The Soeharto dilemma

The Jakarta Post ,  Jakarta   |  Fri, 09/21/2007 3:04 PM  |  Opinion

If former president Soeharto was celebrating his legal win against Time magazine, it would have been short-lived.

The United Nations and the World Bank have placed the former dictator on top of their list of alleged embezzlers, and will help the government of the country he once led trace the assets he allegedly stole from it during his 32-year rule.

The ill-gotten money allegedly amassed by Soeharto is estimated at between US$15 billion and $35 billion. This amount would account for between 18 percent and 43 percent of government spending for the whole of 2007.

Both the Time ruling and the joint move by the two world organizations to launch the Stolen Asset Recovery (StAR) Initiative on Monday only underline our legal system's weakness in investigating, let alone prosecuting, Soeharto over this mega-corruption case.

The fact that the UN and the World Bank have introduced a new scheme aimed at helping developing nations recover assets pilfered by corrupt leaders implies a distrust in Indonesia's judicial system when it comes to taking on the powerful.

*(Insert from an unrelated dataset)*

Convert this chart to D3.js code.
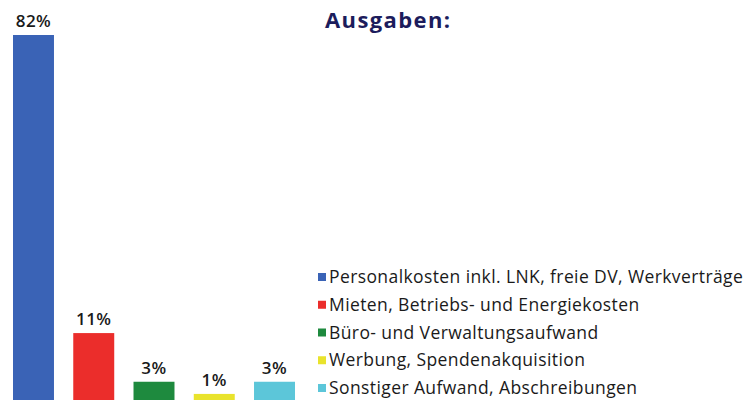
<!DOCTYPE html>
<html>
<meta charset="utf-8">
<title>Ausgaben</title>
<style>
body { margin: 0; background: #fff; }
text { font-family: "Open Sans", "Noto Sans", sans-serif; }
</style>
<body>
<div id="chart"></div>
<script src="https://d3js.org/d3.v7.min.js"></script>
<script>
var categories = ["Personalkosten inkl. LNK, freie DV, Werkverträge",
  "Mieten, Betriebs- und Energiekosten",
  "Büro- und Verwaltungsaufwand",
  "Werbung, Spendenakquisition",
  "Sonstiger Aufwand, Abschreibungen"];
var values = [82, 11, 3, 1, 3];
var labels = ["82%", "11%", "3%", "1%", "3%"];
var colors = ["#3a63b6", "#eb2d2b", "#1e8a3e", "#e9e32c", "#5cc6d9"];

var width = 747, height = 403;
var svg = d3.select("#chart").append("svg")
  .attr("width", width).attr("height", height);

// the big bar runs off the top in the original, so clamp the scale
var x = d3.scaleBand().domain(d3.range(values.length))
  .range([13, 295]).paddingInner(0.32).paddingOuter(0);
var y = d3.scaleLinear().domain([0, 60]).range([400, 35]).clamp(true);

svg.selectAll("rect.bar").data(values).enter().append("rect")
  .attr("class", "bar")
  .attr("x", function(d, i) { return x(i); })
  .attr("y", function(d) { return y(d); })
  .attr("width", x.bandwidth())
  .attr("height", function(d) { return y(0) - y(d); })
  .attr("fill", function(d, i) { return colors[i]; });

svg.selectAll("text.val").data(values).enter().append("text")
  .attr("class", "val")
  .attr("x", function(d, i) { return x(i) + x.bandwidth() / 2; })
  .attr("y", function(d) { return y(d) - 8; })
  .attr("text-anchor", "middle")
  .style("font-size", "17px")
  .style("font-weight", 600)
  .style("letter-spacing", "0.5px")
  .attr("fill", "#1a1a1a")
  .text(function(d, i) { return labels[i]; });

svg.append("text")
  .attr("x", 325).attr("y", 28)
  .style("font-size", "22px")
  .style("font-weight", 700)
  .style("letter-spacing", "1.4px")
  .attr("fill", "#1c1c5c")
  .text("Ausgaben:");

var ly = d3.scalePoint().domain(d3.range(categories.length)).range([277, 388]);
var leg = svg.selectAll("g.leg").data(categories).enter().append("g")
  .attr("class", "leg")
  .attr("transform", function(d, i) { return "translate(318," + ly(i) + ")"; });
leg.append("rect")
  .attr("x", 0).attr("y", -4).attr("width", 8).attr("height", 8)
  .attr("fill", function(d, i) { return colors[i]; });
leg.append("text")
  .attr("x", 11).attr("y", 6)
  .style("font-size", "17.5px")
  .style("font-weight", 500)
  .style("letter-spacing", "0.4px")
  .attr("fill", "#1a1a1a")
  .text(function(d) { return d; });
</script>
</body>
</html>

This lack of confidence has been apparent in the continuing demands for an international tribunal for Indonesian Army generals implicated in gross human rights violations in East Timor in 1999. These generals have escaped sentences, while some have even won promotions.

Despite this distrust, the joint initiative is the helping hand Indonesia needs after almost a decade of thwarted efforts to recover state assets allegedly stolen by Soeharto, his family and his cronies.

There were hopes, later proven to be false, that the reform movement that toppled Soeharto in May 1998 would lead to his trial. The People's Consultative Assembly issued Decree No. XI/1998 which orders an investigation into corruption, collusion and nepotism involving the former president.

However, post-Soeharto administrations have found it hard to fulfill the Assembly's decree, restricting themselves to formal legal measures that are insufficient to settle such an extraordinary case as Soeharto's.

Our law enforcers are dancing to Soeharto's drumbeat. His claims of ill health have helped him avoid trial, a strategy that has been adopted by other former officials to escape justice, or at least buy time.

Soeharto's lawyers are correct, therefore, when they say their client is innocent. After all, he has never been convicted by a court. But it seems he is considered clean only in his own country. The world community, through the UN and the World Bank, see things differently.

State prosecutors are now bringing a civil lawsuit against the former president for alleged embezzlement through one of his foundations, with damages sought from him amounting to Rp 15 trillion. But many believe the momentum has already been lost, and the move will only lead law enforcers to a dead end.

It is a good thing that President Susilo Bambang Yudhoyono will take time out his visit to the United States to attend the UN General Assembly next week to talk to the World Bank about what they can do to recover the money.

But such discussions alone are far from enough. The UN and the World Bank can only provide the basics. The bulk of the job is in Indonesia's hands. It has been apparent from the outset that our leaders' lack of political will has helped Soeharto remain untouchable.

The example of the Philippines should have taught Indonesia a lesson on the bold measures needed to deal with the corruption of former leaders. Former president Corazon Aquino declared the wealth amassed by her predecessor, the kleptocratic dictator Ferdinand Marcos, a result of corruption and froze it. It took the Philippines a decade to finally convict Marcos and recover the stolen assets, but they did it.

There is a pressing need to deal Soeharto's case outside the ordinary legal system. This requires the same courage that Indonesia found when the Provisional People's Consultative Assembly stripped founding president Sukarno of his power in 1967 and when the Assembly impeached President Abdurrahman Wahid in 2001.

Prolonged legal measures, which have proven ineffective, will only drag things out. Indonesia will continue to lose respect in the international community for failing to clean up this mess inherited from the past.

Our leaders deserve respect when it's due, but they should not be above the law.